Subr -- a seemingly indifferent group of people who refuse to aid Jophan or even talk to him until he convinces them that he has the stamina to procced and that he will accept their help. (Probably after 'submitter' or 'subscriber', both important to fanzine life.) They then begin to accompany him on his journey, giving limited aid.

Sycofan -- a fan who refuses to proceed until he invokes the power of the "BNFicient spirits". (After "sycophant", a fan who will only associate with "high ranking" fans.) He refuses to associate with Jophan, surviving on the occasional "manna-scripts" sent to him by the BNFicient.

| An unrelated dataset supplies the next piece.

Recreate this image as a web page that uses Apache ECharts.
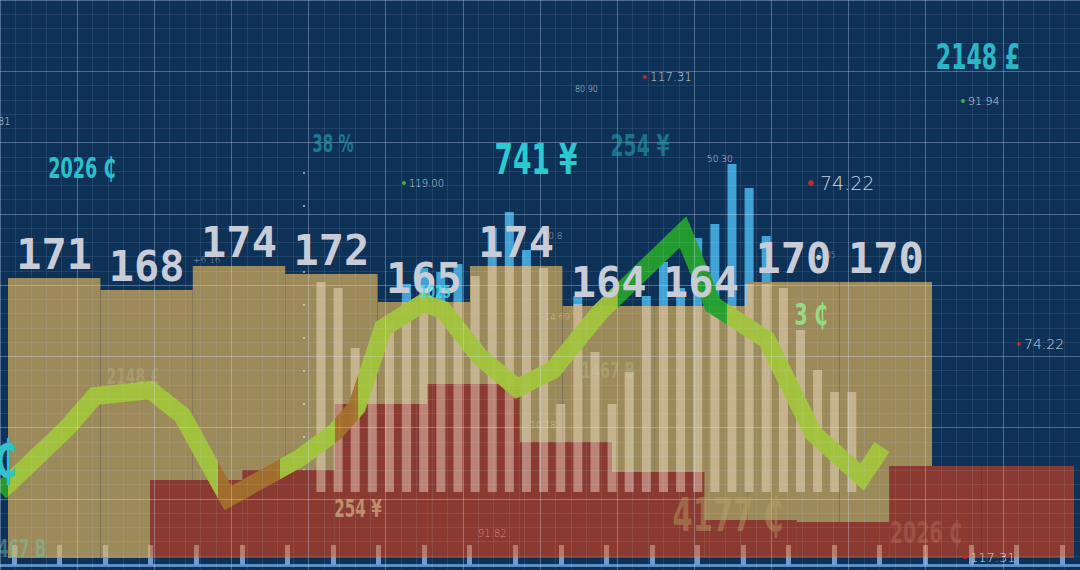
<!DOCTYPE html>
<html><head><meta charset="utf-8">
<script src="https://cdn.jsdelivr.net/npm/echarts@6/dist/echarts.min.js"></script>
<style>html,body{margin:0;padding:0;background:#0e3157}#c{width:1080px;height:570px}</style>
</head><body><div id="c"></div>
<script>
// ---------- data ----------
const tanCategories = ['P1','P2','P3','P4','P5','P6','P7','P8','P9','P10'];
const tanValues = [171,168,174,172,165,174,164,164,170,170];
const redCategories = ['R1','R2','R3','R4','R5','R6','R7','R8','R9','R10'];
const redValues = [39,44,77,87,58,43,19,18,46,46];
const stripCategories = Array.from({length:32},(_, i)=>'S'+(i+1));
const whiteValues = [52.5,51,36,30,42.5,47.5,47.5,47.5,47.5,54,56.5,56.5,56.5,56,22,47,35,22,30,46.5,46.5,46.5,46.5,46.5,46.5,52,52,51,40.5,30.5,25,25];
const blueValues  = ['-','-','-','-','-',52,56,55,57,'-',66,70,60.5,'-','-',49,'-','-','-',49,57.5,51,63.5,67,82,76,64,'-','-','-','-','-'];
const lineX = [0,6.7,9.5,15,18.2,22.8,30,33.5,35.7,38.3,42.3,44.3,48,51.7,55.3,60,68.3,71.3,76.7,81.3,86.2,88.2];
const lineY = [13.2,26,32.4,33.6,28.6,12,20,25.2,30.2,46,51,49.6,40.2,34,37.6,49.2,65.2,50.6,43.6,25,16.2,22.2];
const tickLabels = Array.from({length:24},(_, i)=>String(i));

// ---------- decorative annotations ----------
const bigFont = "'Liberation Sans Narrow','DejaVu Sans Condensed','Liberation Sans',sans-serif";
const smallFont = "'DejaVu Sans',sans-serif";
const decor = [
  {t:'2148 £', x:978, y:57, s:35, f:'#2bb5c6'},
  {t:'2026 ₵', x:82, y:169, s:28, f:'#2cc0cc'},
  {t:'741 ¥', x:536, y:160, s:42, f:'#2ccad0'},
  {t:'38 %', x:333, y:144, s:24, f:'rgba(40,170,185,0.6)', b:3},
  {t:'254 ¥', x:640, y:146, s:30, f:'rgba(40,170,185,0.55)', b:3},
  {t:'3 ₵', x:811, y:315, s:30, f:'rgba(150,235,140,0.85)'},
  {t:'254 ¥', x:358, y:509, s:24, f:'rgba(225,200,150,0.6)'},
  {t:'4177 ₵', x:728, y:515, s:46, f:'rgba(185,165,105,0.45)', b:3},
  {t:'2026 ₵', x:926, y:533, s:30, f:'rgba(175,105,85,0.5)', b:3},
  {t:'2148 £', x:133, y:376, s:22, f:'rgba(205,195,150,0.3)'},
  {t:'467 B', x:-2, y:549, s:24, f:'rgba(120,200,170,0.45)', a:'left'},
  {t:'₵', x:-6, y:459, s:52, f:'#2fc2cb', a:'left'},
  {t:'1467 B', x:608, y:370, s:22, f:'rgba(205,205,150,0.3)'},
  {t:'1025', x:435, y:292, s:18, f:'rgba(70,225,235,0.8)'}
];
const small = [
  {t:'117.31', x:650, y:77, s:12, d:'#c0282e'},
  {t:'80.90', x:575, y:89, s:8},
  {t:'119.00', x:409, y:183, s:10, d:'#3cb043'},
  {t:'50.30', x:707, y:159, s:9},
  {t:'74.22', x:820, y:183, s:19, d:'#c0282e', r:3},
  {t:'91.94', x:968, y:101, s:11, d:'#3cb043'},
  {t:'74.22', x:1024, y:344, s:14, d:'#c0282e'},
  {t:'117.31', x:970, y:557, s:13, d:'#c0282e'},
  {t:'91.82', x:478, y:533, s:10, f:'rgba(240,150,140,0.85)'},
  {t:'31', x:-2, y:121, s:10},
  {t:'+6.16', x:193, y:260, s:9, f:'rgba(200,210,225,0.7)'},
  {t:'-10.18', x:527, y:425, s:9, f:'rgba(235,220,175,0.7)'},
  {t:'-14.69', x:541, y:317, s:9, f:'rgba(235,220,175,0.6)'},
  {t:'+10.8', x:535, y:236, s:9, f:'rgba(220,225,235,0.7)'},
  {t:'5.05', x:818, y:255, s:8, f:'rgba(220,225,235,0.6)'}
];

const graphics = [];
graphics.push({type:'line', z:20, shape:{x1:304,y1:172,x2:304,y2:470},
  style:{stroke:'rgba(225,230,240,0.6)', lineWidth:2, lineDash:[2,31]}});
decor.forEach(d=>{
  graphics.push({type:'text', z:30, x:d.x, y:d.y, scaleX:0.7, style:{
    text:d.t, fill:d.f, fontSize:d.s, fontWeight:'bold', fontFamily:bigFont,
    align:d.a||'center', verticalAlign:'middle', textAlign:d.a||'center', textVerticalAlign:'middle',
    shadowBlur:d.b||0, shadowColor:d.b?d.f:'transparent'}});
});
small.forEach(d=>{
  graphics.push({type:'text', z:30, x:d.x, y:d.y, style:{
    text:d.t, fill:d.f||'rgba(225,230,240,0.9)', fontSize:d.s, fontWeight:300, fontFamily:smallFont,
    align:'left', verticalAlign:'middle', textAlign:'left', textVerticalAlign:'middle'}});
  if (d.d) graphics.push({type:'circle', z:30, shape:{cx:d.x-(d.r?9:5), cy:d.y, r:d.r||2}, style:{fill:d.d}});
});

const hidden = {show:false};
const chart = echarts.init(document.getElementById('c'), null, {renderer:'svg'});
chart.setOption({
  backgroundColor:'#0e3157',
  animation:false,
  grid:[
    {left:-25.8, top:-60.7, width:1159.2, height:661.6},
    {left:8, width:924, top:0, bottom:12},
    {left:312.4, width:548, top:0, bottom:78},
    {left:150, width:924, top:0, bottom:12},
    {left:0, width:1080, top:0, bottom:12},
    {left:14, width:1048, top:530, bottom:12},
    {left:14, width:1048, top:530, bottom:5},
    {left:0, width:1080, top:530, bottom:5}
  ],
  xAxis:[
    {gridIndex:0, type:'value', min:0, max:14, interval:1, z:6,
     axisLine:hidden, axisTick:hidden, axisLabel:hidden,
     splitLine:{show:true, lineStyle:{color:'rgba(215,232,255,0.33)', width:1}},
     minorTick:{show:false, splitNumber:5},
     minorSplitLine:{show:true, lineStyle:{color:'rgba(190,215,250,0.11)', width:1}}},
    {gridIndex:1, type:'category', data:tanCategories, show:false},
    {gridIndex:2, type:'category', data:stripCategories, show:false},
    {gridIndex:3, type:'category', data:redCategories, show:false},
    {gridIndex:4, type:'value', min:0, max:108, show:false},
    {gridIndex:5, type:'category', data:tickLabels, boundaryGap:false, z:4,
     axisLine:hidden, axisLabel:{show:false, interval:0},
     axisTick:{show:true, inside:true, interval:0, length:13, lineStyle:{color:'rgba(255,228,195,0.38)', width:5}}},
    {gridIndex:6, type:'category', data:tickLabels, boundaryGap:false, z:4,
     axisLine:hidden, axisLabel:{show:false, interval:0},
     axisTick:{show:true, inside:true, interval:0, length:8, lineStyle:{color:'#6e9bd0', width:5}}},
    {gridIndex:7, type:'value', min:0, max:1, z:4,
     axisLine:{show:true, lineStyle:{color:'#5e8dc2', width:3}}, axisTick:hidden, axisLabel:hidden, splitLine:hidden}
  ],
  yAxis:[
    {gridIndex:0, type:'value', min:0, max:8, interval:1, z:6,
     axisLine:hidden, axisTick:hidden, axisLabel:hidden,
     splitLine:{show:true, lineStyle:{color:'rgba(215,232,255,0.33)', width:1}},
     minorTick:{show:false, splitNumber:5},
     minorSplitLine:{show:true, lineStyle:{color:'rgba(190,215,250,0.11)', width:1}}},
    {gridIndex:1, type:'value', min:101, max:240.5, show:false},
    {gridIndex:2, type:'value', min:0, max:123, show:false},
    {gridIndex:3, type:'value', min:0, max:279, show:false},
    {gridIndex:4, type:'value', min:0, max:111.6, show:false},
    {gridIndex:5, type:'value', show:false},
    {gridIndex:6, type:'value', show:false},
    {gridIndex:7, type:'value', show:false}
  ],
  visualMap:{type:'piecewise', show:false, seriesIndex:5, dimension:0, pieces:[
    {lt:0.8, color:'#24a02c'},
    {gte:0.8, lt:21.8, color:'#a2c43c'},
    {gte:21.8, lt:28, color:'#a3702c'},
    {gte:28, lt:33.5, color:'#a2c43c'},
    {gte:33.5, lt:35.8, color:'#a3702c'},
    {gte:35.8, lt:61.7, color:'#a2c43c'},
    {gte:61.7, lt:72.7, color:'#24a02c'},
    {gte:72.7, color:'#a2c43c'}
  ]},
  series:[
    {type:'bar', name:'blue', xAxisIndex:2, yAxisIndex:2, data:blueValues, barWidth:9, barGap:'-100%',
     itemStyle:{color:'#41a2d6'}, z:1},
    {type:'bar', name:'tan', xAxisIndex:1, yAxisIndex:1, data:tanValues, barWidth:'100%', barGap:'-100%', barCategoryGap:'0%',
     itemStyle:{color:'#9c8a5b'}, z:2},
    {type:'bar', name:'red', xAxisIndex:3, yAxisIndex:3, data:redValues, barWidth:'100%', barCategoryGap:'0%',
     itemStyle:{color:'#8a3a31'}, z:3},
    {type:'bar', name:'white', xAxisIndex:2, yAxisIndex:2, data:whiteValues, barWidth:9, barGap:'-100%',
     itemStyle:{color:'rgba(255,236,214,0.42)'}, z:4},
    {type:'bar', name:'tanLabels', xAxisIndex:1, yAxisIndex:1, data:tanValues, barWidth:'100%', barGap:'-100%', barCategoryGap:'0%',
     itemStyle:{color:'rgba(0,0,0,0)'}, z:8,
     label:{show:true, position:'top', distance:3, color:'#c8ccd7', fontFamily:"'DejaVu Sans Mono',monospace",
            fontWeight:'bold', fontSize:42, formatter:'{c}'}},
    {type:'line', name:'trend', xAxisIndex:4, yAxisIndex:4, data:lineX.map((x,i)=>[x,lineY[i]]),
     symbol:'none', clip:false, z:5, lineStyle:{width:18, join:'miter', opacity:0.95}}
  ],
  graphic:{elements:graphics}
});
</script>
</body></html>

Egg o' Bu -- the egg of a "bu-bird". The yoks and whites of the eggs give Jophan a lot of strength. They do have side effects though -- intoxication and a swelling of the head. (After "ego-boo", or ego boost, basically a kind word from another fan.)

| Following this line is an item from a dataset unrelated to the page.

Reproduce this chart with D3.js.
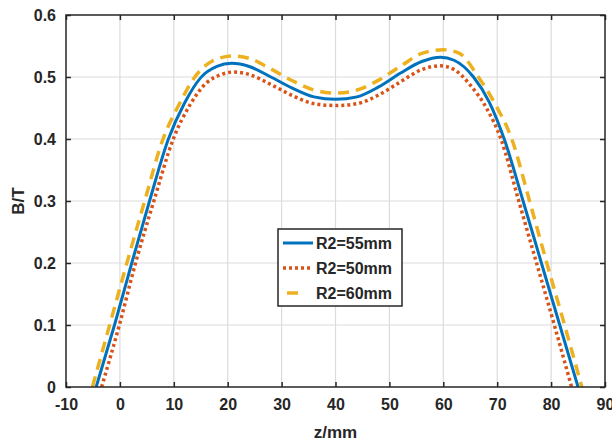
<!DOCTYPE html>
<html>
<head>
<meta charset="utf-8">
<script src="https://cdn.jsdelivr.net/npm/d3@7"></script>
<style>
body { margin: 0; background: #fff; }
svg text { font-family: "Liberation Sans", Arial, sans-serif; font-weight: bold; fill: #262626; }
</style>
</head>
<body>
<svg id="graph" width="612" height="445"></svg>
<script>
var xTicks = [-10, 0, 10, 20, 30, 40, 50, 60, 70, 80, 90];
var yTicks = [0, 0.1, 0.2, 0.3, 0.4, 0.5, 0.6];

// R2=55mm
var z55 = [-4.4, -1, 2.2, 5.5, 9, 12, 15, 18, 20.7, 24, 28, 32, 36, 40, 44, 48, 52, 56, 59.5, 62, 65.6, 68.5, 71.3, 74.8, 78.2, 81.6, 85];
var b55 = [0, 0.1, 0.2, 0.3, 0.4, 0.458, 0.499, 0.517, 0.522, 0.517, 0.5, 0.482, 0.468, 0.464, 0.468, 0.484, 0.506, 0.525, 0.532, 0.527, 0.5, 0.46, 0.4, 0.3, 0.2, 0.1, 0];
// R2=50mm
var z50 = [-3.4, -0.1, 2.9, 6.3, 9.9, 13, 16, 18.5, 21, 24, 28, 32, 36, 40, 44, 48, 52, 56, 59.5, 62, 65, 68, 70.7, 74, 77.3, 80.6, 83.8];
var b50 = [0, 0.1, 0.2, 0.3, 0.4, 0.455, 0.49, 0.503, 0.508, 0.504, 0.488, 0.47, 0.457, 0.454, 0.457, 0.471, 0.492, 0.512, 0.518, 0.512, 0.487, 0.45, 0.4, 0.3, 0.2, 0.1, 0];
// R2=60mm
var z60 = [-5.1, -1.9, 1.3, 4.6, 8.0, 11, 13.9, 17, 21, 24, 28, 32, 36, 40, 44, 48, 52, 56, 60, 63, 66.5, 69.7, 72.7, 76, 79.2, 82.5, 85.7];
var b60 = [0, 0.1, 0.2, 0.3, 0.4, 0.456, 0.5, 0.525, 0.534, 0.53, 0.513, 0.494, 0.479, 0.474, 0.479, 0.495, 0.517, 0.538, 0.544, 0.538, 0.5, 0.455, 0.4, 0.3, 0.2, 0.1, 0];

var seriesNames = ["R2=55mm", "R2=50mm", "R2=60mm"];

var svg = d3.select("#graph");
var pL = 66, pR = 605, pT = 15, pB = 387;

var x = d3.scaleLinear().domain([-10, 90]).range([pL, pR]);
var y = d3.scaleLinear().domain([0, 0.6]).range([pB, pT]);

// grid
svg.append("g").selectAll("line").data(xTicks.slice(1, -1)).enter().append("line")
    .attr("x1", function(d) { return x(d); }).attr("x2", function(d) { return x(d); })
    .attr("y1", pT).attr("y2", pB)
    .attr("stroke", "#dcdcdc").attr("stroke-width", 1.2);
svg.append("g").selectAll("line").data(yTicks.slice(1, -1)).enter().append("line")
    .attr("y1", function(d) { return y(d); }).attr("y2", function(d) { return y(d); })
    .attr("x1", pL).attr("x2", pR)
    .attr("stroke", "#dcdcdc").attr("stroke-width", 1.2);

var series = [
    {name: seriesNames[0], z: z55, b: b55, color: "#0072BD", dash: null, width: 3, legX: [283, 313]},
    {name: seriesNames[1], z: z50, b: b50, color: "#D95319", dash: "3,3", width: 3.5, legX: [283, 313]},
    {name: seriesNames[2], z: z60, b: b60, color: "#EDB120", dash: "11,7", width: 3.5, legX: [287, 298]}
];

var line = d3.line()
    .x(function(d) { return x(d[0]); })
    .y(function(d) { return y(d[1]); })
    .curve(d3.curveMonotoneX);

svg.append("defs").append("clipPath").attr("id", "clip")
    .append("rect").attr("x", pL).attr("y", pT).attr("width", pR - pL).attr("height", pB - pT);

series.forEach(function(s) {
    var pts = s.z.map(function(v, i) { return [v, s.b[i]]; });
    svg.append("path")
        .attr("d", line(pts))
        .attr("fill", "none")
        .attr("stroke", s.color)
        .attr("stroke-width", s.width)
        .attr("stroke-dasharray", s.dash)
        .attr("clip-path", "url(#clip)");
});

// axes (box with inward ticks)
var axB = d3.axisBottom(x).tickValues(xTicks).tickSizeInner(-5).tickSizeOuter(0).tickPadding(12).tickFormat(function(d) { return String(d); });
var axL = d3.axisLeft(y).tickValues(yTicks).tickSizeInner(-5).tickSizeOuter(0).tickPadding(10).tickFormat(function(d) { return d === 0 ? "0" : d3.format(".1f")(d); });
var axT = d3.axisTop(x).tickValues(xTicks).tickSizeInner(-5).tickSizeOuter(0).tickFormat("");
var axR = d3.axisRight(y).tickValues(yTicks).tickSizeInner(-5).tickSizeOuter(0).tickFormat("");

var gB = svg.append("g").attr("transform", "translate(0," + pB + ")").call(axB);
var gL = svg.append("g").attr("transform", "translate(" + pL + ",0)").call(axL);
var gT = svg.append("g").attr("transform", "translate(0," + pT + ")").call(axT);
var gR = svg.append("g").attr("transform", "translate(" + pR + ",0)").call(axR);

[gB, gL, gT, gR].forEach(function(g) {
    g.select(".domain").remove();
    g.selectAll(".tick line").attr("stroke", "#262626").attr("stroke-width", 1.5);
    g.selectAll("text").attr("font-size", 16).attr("fill", "#262626");
});

svg.append("rect")
    .attr("x", pL).attr("y", pT)
    .attr("width", pR - pL).attr("height", pB - pT)
    .attr("fill", "none").attr("stroke", "#262626").attr("stroke-width", 1.5);

// axis labels
svg.append("text").attr("x", (pL + pR) / 2).attr("y", 438)
    .attr("text-anchor", "middle").attr("font-size", 17).text("z/mm");
svg.append("text").attr("transform", "translate(24," + ((pT + pB) / 2) + ") rotate(-90)")
    .attr("text-anchor", "middle").attr("font-size", 17).text("B/T");

// legend
var lg = svg.append("g");
lg.append("rect").attr("x", 278).attr("y", 229).attr("width", 124).attr("height", 77)
    .attr("fill", "#fff").attr("stroke", "#262626").attr("stroke-width", 1.5);
var rowY = [243, 268, 293];
series.forEach(function(s, i) {
    lg.append("line")
        .attr("x1", s.legX[0]).attr("x2", s.legX[1])
        .attr("y1", rowY[i]).attr("y2", rowY[i])
        .attr("stroke", s.color)
        .attr("stroke-width", s.width)
        .attr("stroke-dasharray", i === 2 ? null : s.dash);
    lg.append("text").attr("x", 316).attr("y", rowY[i] + 6)
        .attr("font-size", 16).attr("fill", "#000").text(s.name);
});
</script>
</body>
</html>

Canyon of Critcism -- the deadliest passage on the way to Trufandom. Many neofans have been known to perish here, their journeys coming to a tragic end.

Magrevoos, Fanmagrevoos, Promagrevoos -- Beings living in the Canyon of Criticism which have been known to hurl large rocks down upon neofans. If a neofan has not kept his Shield of Umor intact, he might perish. These creatures are plodded into activity by Headhunters. (I am unable to make out the reference.)

Fillips -- a near extinct tribe which helps neofans attacked by the Magrevoos. These fans are replenished by the Fillips's supply of Egg o' Bu. (This might come from the word "fillip", meaning "something trivial" -- possibly an exhortation that criticism is trivial in the long run.)

Letteraxe -- a fan which offers to help Jophan by sending messages to the Headhunters that control the Magrevoos. Jophan notes that it would be just as easy to travel, but Letteraxe prefers to stay where he is and send messages. (A reference to "letter hacks".)

The Magic Mimeograph -- turns out to be a rusty hulk of a machine, an eyesore. However, when Jophan takes the handle, he is invested with strength. As the Spirit of Fandom tells him, the final lesson is that "FOR THE MAGIC MIMEOGRAPH IS THE ONE WITH THE TRUE FAN AT THE HANDLE."